Tuesday 18 September 2018

Having one Herbal by me



A few months ago, I was shown the medical dictionary which Patrick Brontë owned and annotated.  Published in 1823 (when he had been incumbent of Haworth for three years) it is touching that some of his most detailed notes in it relate to alcoholism (alcohol abuse contributed to or caused the death of his only son) and cataract surgery (which he underwent himself without anaesthetic).

The Brontë Society staff member who showed it to me wondered how common it would have been for an Anglican incumbent of the time to have such a dictionary.  I didn’t know that, but I did know that 175 years earlier the most influential guide book to Anglican ministry (George Herbert’s County Parson) strongly recommended the parson “seeing one Anatomy, reading one Book of Physic, having one Herbal by him”, the latter to enable the preparation of remedies (“for salves, his wife seeks not the city, but prefers her garden and fields before all outlandish gums”).

It set me to wondering what the equivalent might be for me.  Clearly the National Health Service has removed or greatly reduced the need for a country parson to act as a medical practitioner, although I was being encouraged recently by an ecumenical colleague to make sure that some people in our churches had First Aid qualifications as a basic part of our safeguarding provision.

It is actually a short course as a Mental First Aider which I need to undertake next; other local clergy have highly commended a piece of locally provided training of this sort.  It links with a larger piece of work in which the ecumenical colleague and I have been engaged alongside the ‘social prescriber’ who is based at Haworth’s Medical Centre.

Social prescribing was being explored in North East Lincolnshire in 2015 and it lies behind the column I wrote for the Keighley News a few weeks ago.  The social prescriber’s role is to give proper attention to a patient referred to him or her as potentially being better prescribed society rather than medicine.  This involves the social prescriber having an extensive informed knowledge of local provision (perhaps health walking groups, bereavement support groups or social groups for the potentially isolated - much of which may well be provided by churches or at least use church premises).

When we met our local social prescriber, we asked him which needs he found most difficult to meet – what gaps there are in local provision.  He said it was the needs of men, often in middle age, and most often with mental health problems.  I was already aware of a family in the village raising money for MIND following the suicide of a young mother last year (those who order their Mermen for MIND calendar will find me in the background in November – so do so) and my colleague was already supporting someone seeking to establish a mental health peer support group. 

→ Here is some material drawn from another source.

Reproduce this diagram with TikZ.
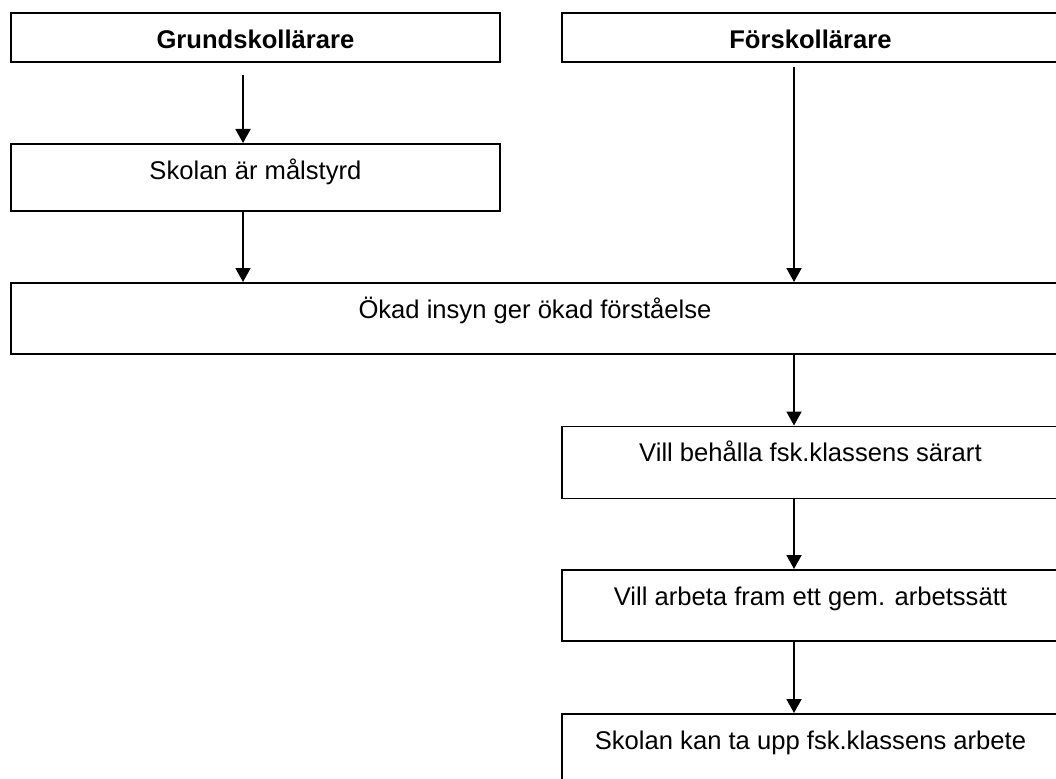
\documentclass[tikz,border=0pt]{standalone}
\usepackage{fontspec}
\setmainfont{Liberation Sans}
\usetikzlibrary{arrows.meta}
\newcommand{\diagfont}{\fontsize{25.6}{30}\selectfont}
\tikzset{
    font=\diagfont,
    >={Triangle[length=14pt, width=15pt]},
    % Boxes
    box/.style={rectangle, draw=black, line width=1.9pt, fill=white, inner sep=0pt,
                anchor=north west, minimum width=489pt, text height=35.5pt},
    wide/.style={box, minimum width=497pt},
    head/.style={box, font=\diagfont\bfseries},
    % Flow
    flow/.style={->, line width=1.9pt, black}
}
\begin{document}
\begin{tikzpicture}[x=1pt, y=-1pt]

\useasboundingbox (0,0) rectangle (1056,778);

\coordinate (colL) at (243,0);
\coordinate (colR) at (794,0);

\node[head, text depth=13pt] (grund) at (10,12.5) {Grundskollärare};
\node[head, minimum width=497pt, text depth=13pt] (forsk) at (561,12.5) {Förskollärare};
\node[box, text depth=31.5pt] (mal) at (10,143) {Skolan är målstyrd};
\node[box, minimum width=1048pt, text depth=35.5pt] (insyn) at (10,282) {Ökad insyn ger ökad förståelse};
\node[wide, text depth=36.5pt] (sarart) at (561,425.5) {Vill behålla fsk.klassens särart};
\node[wide, text depth=35.5pt] (gemensam) at (561,569) {Vill arbeta fram ett gem. arbetssätt};
\node[wide, text depth=54.5pt] (arbete) at (561,713) {Skolan kan ta upp fsk.klassens arbete};

\draw[flow, shorten <=12pt] (grund.south -| colL) -- (mal.north -| colL);
\draw[flow] (mal.south -| colL) -- (insyn.north -| colL);
\draw[flow, shorten <=4pt] (forsk.south -| colR) -- (insyn.north -| colR);
\draw[flow] (insyn.south -| colR) -- (sarart.north -| colR);
\draw[flow] (sarart.south -| colR) -- (gemensam.north -| colR);
\draw[flow] (gemensam.south -| colR) -- (arbete.north -| colR);

\end{tikzpicture}
\end{document}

So we have worked with others to kick start an informal forum in Haworth (we’ve just had our second lunch and chat together, with churches, Councillors, Medical Centre and police among those represented) and we have been following this up with those who do provide mental health support not too far away to make sure more does happen in the Worth Valley soon.

I’ve also had pastoral contacts recently which provoke a quite different idea about what the modern equivalent of Herbert’s ‘Herbal’ and Bronte’s medical dictionary would be for a contemporary parson.  I suspect it would be an on-line subscription to the sort of professional website with up-to-date information about benefit legislation, the sort of web-site which advice centres and lawyers access.  But that is for another day.

The mask was produced at Friday Church at St James’, Cross Roads last week as we continue to prepare for Harvest Festival this year when the set Gospel reading will be about the way in which birds do not worry about fashion or barn storage.